At any other time, I would be agitated if you said that I look tired. But I know my appearance is telling by the shadows around my eyes or fringes of gray that frame my face. It's the close of a year that’s drained life from my veins, and this heart can’t wrestle the angst any longer. I’m told that gratitude is the prescribed antidote, but hurt remains unchallenged and the sting without reprieve. I’ve sputtered and choked to a halt on the side of the road and this baby just won't start.
The issue is not necessarily faith, having enough, or too little. I don’t need a cheerleader. I don’t want distraction or positivity either. Even though I am still physically alive, my spirit is waving a white flag. If It’s ok with you, I resign to be sad, and mad, and brutally, unapologetically honest—Because on the road back to wholeness, there are no short-cuts, just slow, tedious routes that wind and bend precariously. Anyone walking through a loss or grief will tell us the endpoint is unclear. It’s marked with fits and starts, sharp, unkind turns, and sometimes chasms that leave you hanging in the balance.
Several months ago we were driven into the dark. To me, it was the deep, weeping heave of a country in agony. There is nothing about darkness that is compelling, yet good things can come from it. I believe this. Any farmer knows this. Seeds settle under the earth until they begin to anchor to the soil and eventually break through the ground, reaching for the light. Nature takes its own course and sweet time. We must simply--
Right on cue, we enter (or crawl) into the season of Advent. Regardless of how this time is addressed, we wait. Wait, while light fades away chasing us home. Wait, while geese echo their farewells across the sky, breaking the silence, and wait while the vibrancy of summer and fall withers to dull grays and brown which become like a mourning shawl, covering the void of what was. Harnessed to our losses is a season of anticipation. Each day of advent keeps building towards what’s to come— Hollow becoming filled with hope, a crack of light entering under the door, a gust of air for gasping lungs.

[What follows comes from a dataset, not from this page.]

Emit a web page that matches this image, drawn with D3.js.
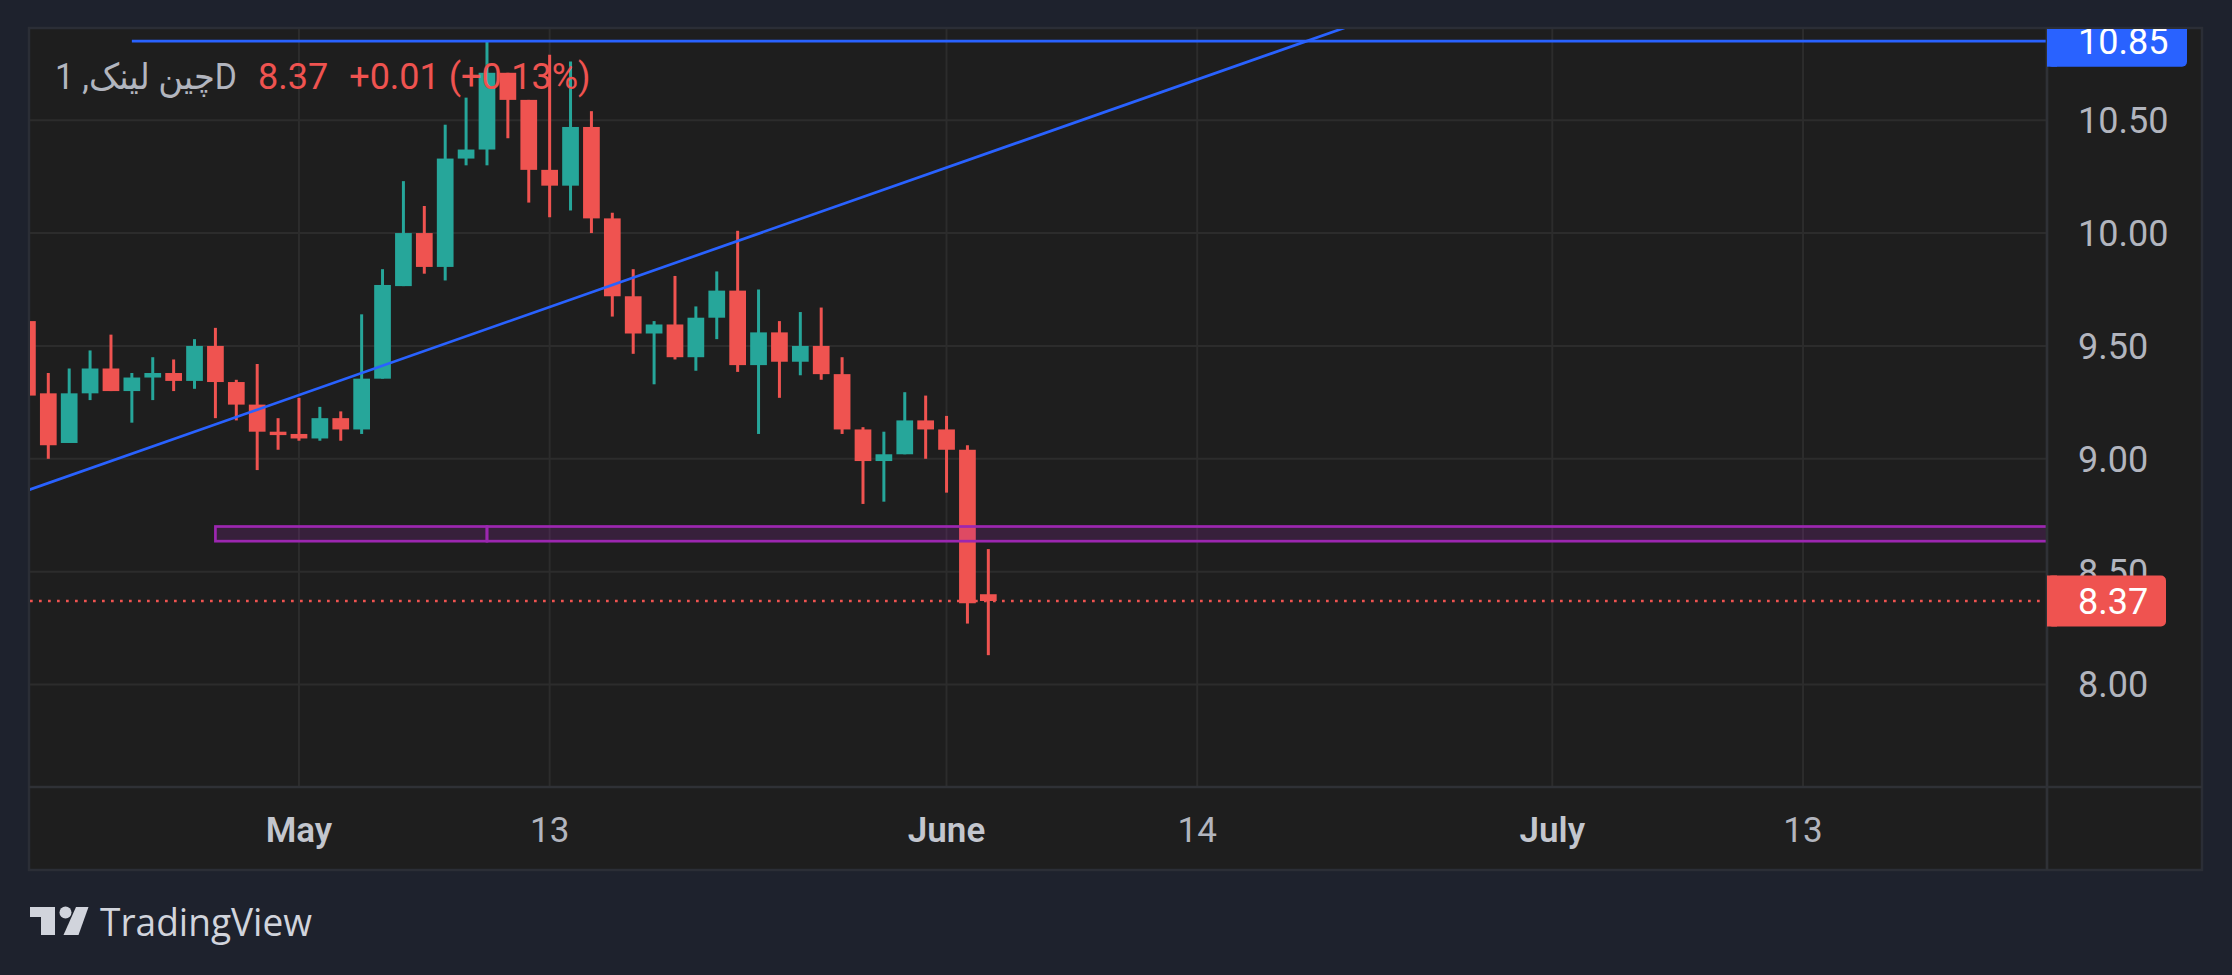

Centuries ago, the Jewish people were spent too, living under the oppression of Roman tyranny.. Although they had adapted as we humans generally do, they were none-the-less, weary and on edge. The cultural context was fertile ground for a miracle. It’s in mourning we are comforted, in distress and disorder that we can welcome peace. These are mysteries we can’t fathom or untangle, and yet they are somehow innate like the cycles of dark to light, sleep to wake, death to life.
These days I feel my frail humanity acutely. My intent to be joyful is overshadowed and reduced to lackluster offerings. I drag myself, one day into the next as if tethered to something. Time has worn into my skin and hollowed me out, making me feel like a t-shirt that’s gone through the wringer too many times, or the weight of the world is bearing down on my bones. And yet, it’s strangely comforting to see the vacant fields, the naked limbs of trees, because this is how I hope.
Until then, I join in the chorus of nature singing a song of what’s to come.
Let things die, whatever they may be--or the way we think everything should be, but isn’t or can’t be. Wait for the rebuild. Cultivate even the tiniest measure of faith, joy, peace, love(your word here). Something is always forming, stirring, in quiet dormancy. Even wasteland can be good for something and death rattles can become songs. Hope in the unexpected. Look for a child resting in His mother’s arms beneath a tattered roof, hidden away in the hills of Bethlehem.
When I was 18, I was preparing to travel to another country as part of a mission team. During one of our learning experiences, we took a short hike just before dawn. We were instructed to follow the white blazes marked from tree to tree, and the trail would end at an overlook, where we would watch the sunrise together. We took turns beginning, so that essentially we walked the trail each of us alone. My only companions would be these senses: hearing, seeing, and feeling. Branches and dead leaves cracking under my feet, eyes adjusting to allow as much light as possible, and hands reaching forward to steady my balance..
Breathe. See. Move forward. Trust.
--the sequence of thought that prodded and willed my feet with each step. Morning’s cool air on my skin, the crisp scent of the woods, moss mixed with dew, birds beginning to stir in the treetops--My memory began imprinting this, in order to initiate recall capability when the darkness became thick. I would remember this walk, how it felt to move in one direction with little else leading, but my own senses, and I would reach back for this as I began to field life’s unknowns, even in times like these when questions seem endless.
Seasons come and go. They shout loudly or whisper quietly if we let them. It may be maddening to sit and reconcile our brokenness, to unravel all the aggravation and actually feel instead of ignoring the pain or numbing it, but regardless of what they tell you, this is the best starting place and the most promising for healing. This year may be creeping towards the end of the calendar, but I believe the work is just beginning here in this time of Advent. Whether I walk or crawl through this season, let me cling to the side of the One who knows the way. Darkness precedes light, and after all the angst and fury of events that have occurred, I am ready to lay down and admit defeat, admit my need for a Savior, a healer, one who puts me back together-bone to sinew, to flesh and breathes life back into my lungs. I am ready for light to invade my soul, find its way out of me.. and break into darkened corners of a world that’s waiting to be healed too.